ISU team receives XPRIZE Carbon Removal milestone award for innovative vision to remove carbon from the atmosphere

Black powedery biomass scattered on a bright white surface

Biochar produced from pyrolysis of corn stover. Researchers at Iowa State University are working to make pyrolysis a key approach to removing carbon dioxide from the atmosphere to combat climate change. Photo courtesy of the Bioeconomy Institute. Larger image.

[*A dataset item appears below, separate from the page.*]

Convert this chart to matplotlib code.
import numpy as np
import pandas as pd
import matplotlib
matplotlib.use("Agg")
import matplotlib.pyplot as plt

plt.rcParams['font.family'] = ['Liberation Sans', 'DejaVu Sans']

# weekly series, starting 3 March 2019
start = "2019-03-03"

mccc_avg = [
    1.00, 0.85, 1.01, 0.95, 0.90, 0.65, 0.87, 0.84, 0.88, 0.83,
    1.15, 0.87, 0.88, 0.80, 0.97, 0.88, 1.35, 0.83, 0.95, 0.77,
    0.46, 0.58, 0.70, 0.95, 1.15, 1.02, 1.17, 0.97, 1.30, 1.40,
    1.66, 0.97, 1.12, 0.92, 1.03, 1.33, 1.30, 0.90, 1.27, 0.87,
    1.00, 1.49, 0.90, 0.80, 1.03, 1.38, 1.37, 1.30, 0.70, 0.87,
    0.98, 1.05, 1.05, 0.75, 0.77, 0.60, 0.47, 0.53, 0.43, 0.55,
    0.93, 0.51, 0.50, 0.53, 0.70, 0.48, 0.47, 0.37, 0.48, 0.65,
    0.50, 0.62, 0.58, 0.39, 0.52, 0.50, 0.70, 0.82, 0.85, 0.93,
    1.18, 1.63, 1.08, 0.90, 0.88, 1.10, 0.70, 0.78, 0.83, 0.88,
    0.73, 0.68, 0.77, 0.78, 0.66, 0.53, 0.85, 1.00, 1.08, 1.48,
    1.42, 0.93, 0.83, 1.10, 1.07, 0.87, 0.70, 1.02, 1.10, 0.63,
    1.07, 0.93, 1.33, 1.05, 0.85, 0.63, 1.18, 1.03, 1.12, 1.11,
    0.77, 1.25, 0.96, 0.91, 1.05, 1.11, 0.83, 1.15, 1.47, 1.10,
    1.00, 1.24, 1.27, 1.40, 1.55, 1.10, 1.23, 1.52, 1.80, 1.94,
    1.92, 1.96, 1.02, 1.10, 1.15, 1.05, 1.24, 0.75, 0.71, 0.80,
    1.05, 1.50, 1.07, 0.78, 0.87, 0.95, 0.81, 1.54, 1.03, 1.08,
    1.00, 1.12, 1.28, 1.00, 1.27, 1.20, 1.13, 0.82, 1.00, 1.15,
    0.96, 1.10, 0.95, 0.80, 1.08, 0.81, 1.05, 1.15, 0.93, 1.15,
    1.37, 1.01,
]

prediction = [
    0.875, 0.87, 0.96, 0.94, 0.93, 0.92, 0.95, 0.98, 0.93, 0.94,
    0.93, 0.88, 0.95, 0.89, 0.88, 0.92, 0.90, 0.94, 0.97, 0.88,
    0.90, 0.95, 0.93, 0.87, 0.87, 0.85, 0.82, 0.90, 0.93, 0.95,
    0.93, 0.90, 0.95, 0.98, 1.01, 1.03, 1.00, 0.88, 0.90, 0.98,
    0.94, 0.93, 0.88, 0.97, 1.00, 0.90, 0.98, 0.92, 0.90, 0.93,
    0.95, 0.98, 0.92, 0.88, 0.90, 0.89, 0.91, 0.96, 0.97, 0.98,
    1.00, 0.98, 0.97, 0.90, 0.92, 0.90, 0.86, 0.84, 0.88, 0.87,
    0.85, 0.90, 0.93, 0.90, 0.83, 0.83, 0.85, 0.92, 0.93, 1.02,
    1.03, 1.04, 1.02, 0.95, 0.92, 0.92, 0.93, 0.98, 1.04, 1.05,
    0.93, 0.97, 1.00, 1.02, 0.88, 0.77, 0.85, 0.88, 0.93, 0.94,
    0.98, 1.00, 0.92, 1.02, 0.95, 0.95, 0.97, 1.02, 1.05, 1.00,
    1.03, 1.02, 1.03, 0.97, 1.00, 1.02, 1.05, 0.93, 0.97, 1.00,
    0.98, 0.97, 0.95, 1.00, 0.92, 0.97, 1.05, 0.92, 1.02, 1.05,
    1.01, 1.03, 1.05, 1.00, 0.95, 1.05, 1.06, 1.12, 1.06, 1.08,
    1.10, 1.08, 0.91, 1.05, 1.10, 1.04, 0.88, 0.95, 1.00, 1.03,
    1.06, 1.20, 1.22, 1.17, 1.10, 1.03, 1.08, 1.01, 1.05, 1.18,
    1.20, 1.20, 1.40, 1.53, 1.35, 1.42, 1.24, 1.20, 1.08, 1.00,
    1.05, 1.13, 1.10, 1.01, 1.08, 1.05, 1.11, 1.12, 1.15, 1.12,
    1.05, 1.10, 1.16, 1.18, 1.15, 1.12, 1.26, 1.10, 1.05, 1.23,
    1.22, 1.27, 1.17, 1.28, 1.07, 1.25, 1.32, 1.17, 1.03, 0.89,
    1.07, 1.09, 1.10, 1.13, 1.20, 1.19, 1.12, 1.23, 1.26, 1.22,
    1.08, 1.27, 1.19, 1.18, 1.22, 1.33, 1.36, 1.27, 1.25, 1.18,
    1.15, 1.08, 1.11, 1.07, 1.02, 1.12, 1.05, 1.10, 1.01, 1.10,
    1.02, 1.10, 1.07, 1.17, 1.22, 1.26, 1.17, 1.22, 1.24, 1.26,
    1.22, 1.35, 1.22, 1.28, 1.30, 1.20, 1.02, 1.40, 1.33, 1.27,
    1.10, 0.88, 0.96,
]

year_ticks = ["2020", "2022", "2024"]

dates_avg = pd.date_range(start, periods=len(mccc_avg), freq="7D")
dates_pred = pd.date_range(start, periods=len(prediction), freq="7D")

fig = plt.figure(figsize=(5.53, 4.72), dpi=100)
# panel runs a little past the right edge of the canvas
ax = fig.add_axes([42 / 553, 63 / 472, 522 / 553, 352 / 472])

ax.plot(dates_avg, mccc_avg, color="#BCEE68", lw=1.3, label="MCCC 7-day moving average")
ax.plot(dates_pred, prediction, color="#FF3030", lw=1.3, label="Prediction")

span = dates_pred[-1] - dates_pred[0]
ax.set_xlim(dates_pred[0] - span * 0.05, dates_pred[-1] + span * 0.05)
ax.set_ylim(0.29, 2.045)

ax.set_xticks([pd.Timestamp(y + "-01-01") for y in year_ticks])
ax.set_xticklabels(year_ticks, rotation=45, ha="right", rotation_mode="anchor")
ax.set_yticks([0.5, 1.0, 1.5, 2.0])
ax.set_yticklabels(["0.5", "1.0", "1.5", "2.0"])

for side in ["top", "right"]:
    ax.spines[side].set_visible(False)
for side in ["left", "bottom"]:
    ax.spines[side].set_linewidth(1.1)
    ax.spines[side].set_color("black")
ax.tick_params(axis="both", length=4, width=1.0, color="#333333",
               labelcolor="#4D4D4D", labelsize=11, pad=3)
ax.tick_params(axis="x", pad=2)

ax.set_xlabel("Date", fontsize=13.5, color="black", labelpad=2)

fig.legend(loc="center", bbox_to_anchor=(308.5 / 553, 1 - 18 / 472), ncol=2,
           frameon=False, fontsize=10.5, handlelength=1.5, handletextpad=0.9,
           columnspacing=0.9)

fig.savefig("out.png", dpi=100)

AMES, Iowa – An Iowa State University research team that helped develop a demonstration-scale pyrolyzer capable of sequestering thousands of tons of carbon dioxide a year has received a prestigious milestone award from XPRIZE Carbon Removal, it was announced on Friday.
 
The milestone prize provides $1 million to the carbon removal team at the Bioeconomy Institute to help advance its vision of using pyrolysis to remove carbon dioxide, a major greenhouse gas, from the atmosphere, thus slowing climate change. The carbon removal team is also in the running for an even larger award from XPRIZE of up to $50 million that will be determined in 2025. XPRIZE announced 15 milestone awards on Friday to coincide with Earth Day, selecting the winners from a field of 1,133 teams seeking to combat climate change by finding innovative means of removing greenhouse gases from the atmosphere.
 
Robert Brown, Iowa State Anson Marston Distinguished Professor in Engineering, the Gary and Donna Hoover Chair in Mechanical Engineering and co-director of Iowa State’s Bioeconomy Institute, said the milestone prize validates the research team’s approach to carbon sequestration, which centers on a process known as pyrolysis. During pyrolysis, biomass is heated in the absence of oxygen, yielding a carbon-rich material known as biochar, which is a form of charcoal. Brown and his team have shown that biochar is an effective means of storing carbon in the soil, a practice known as sequestration, which keeps the carbon out of the atmosphere.

How pyrolysis sequesters carbon

Plants draw carbon dioxide out of the atmosphere to produce biomass as part of photosynthesis. But that carbon storage is often temporary. When plants die and decay, they release that stored carbon back into the atmosphere. The carbon removal team at the Bioeconomy Institute uses biomass from crop residues, wood and perennial grasses as stocks for pyrolysis while the plant matter is still rich in carbon. The biochar that results from the process can be added to agricultural fields, gardens or yards as a soil amendment that improves soil health and further increases carbon storage potential.
 
Pyrolysis also produces a thick, viscous liquid known as bio-oil, which can be refined into renewable diesel fuel or bio-asphalt, a renewable substitute for petroleum-based asphalt.
 
Iowa State currently has two pyrolyzers, a lab-scale unit installed on campus in the Biorenewables Research Laboratory and a larger pilot-scale unit at the BioCentury Research Farm outside Ames. The carbon removal team has partnered with Iowa-based Stine Seed Company and Frontline Bioenergy to build a demonstration-scale pyrolyzer near Redfield, Iowa, northwest of Des Moines. The new pyrolyzer is slated to come online this summer and will be capable of capturing and sequestering the equivalent of over 1,000 tons of carbon dioxide a year. That scale made the team eligible for the XPRIZE award.
 
The ISU scientists have developed a means of making the new pyrolyzer self-heating, improving its cost-effectiveness and environmental performance. This “auto-thermal pyrolyzer” works by pumping a small amount of air into the reactor, which causes some of the products of pyrolysis to partially oxidize and give off heat.
 
“Pyrolysis does require energy to heat the biomass, but we’re now able to self-heat the process,” Brown said.

About the $100M XPRIZE Carbon Removal

XPRIZE, a non-profit that hosts competitions intended to spur technological advancement to benefit humanity, seeks to reward innovative solutions to global challenges. XPRIZE has announced a prize purse of $100 million, which it touts as the largest incentive prize in history, for effective approaches to carbon removal, funded by Elon Musk and the Musk Foundation. The winning entrant must demonstrate solutions that can pull carbon dioxide directly from the atmosphere or oceans at a scale of at least 1,000 tons per year. Entrants must also model their costs and demonstrate a possibility to scale up their approach to gigatons of carbon storage in the future.
 
XPRIZE will hand out a $50 million grand prize to the top entrant, along with other $30 million prizes to other teams, an acknowledgement that it will likely take a variety of carbon removal approaches to avert an impending climate crisis.
 
“Even if we make heroic efforts to reduce the rates of global greenhouse gas emissions, we’ll still overshoot the targets necessary to avoid large climate impacts,” Brown said. “We need to look at solutions that actively remove carbon dioxide from the atmosphere. We think pyrolysis will be one of those solutions.”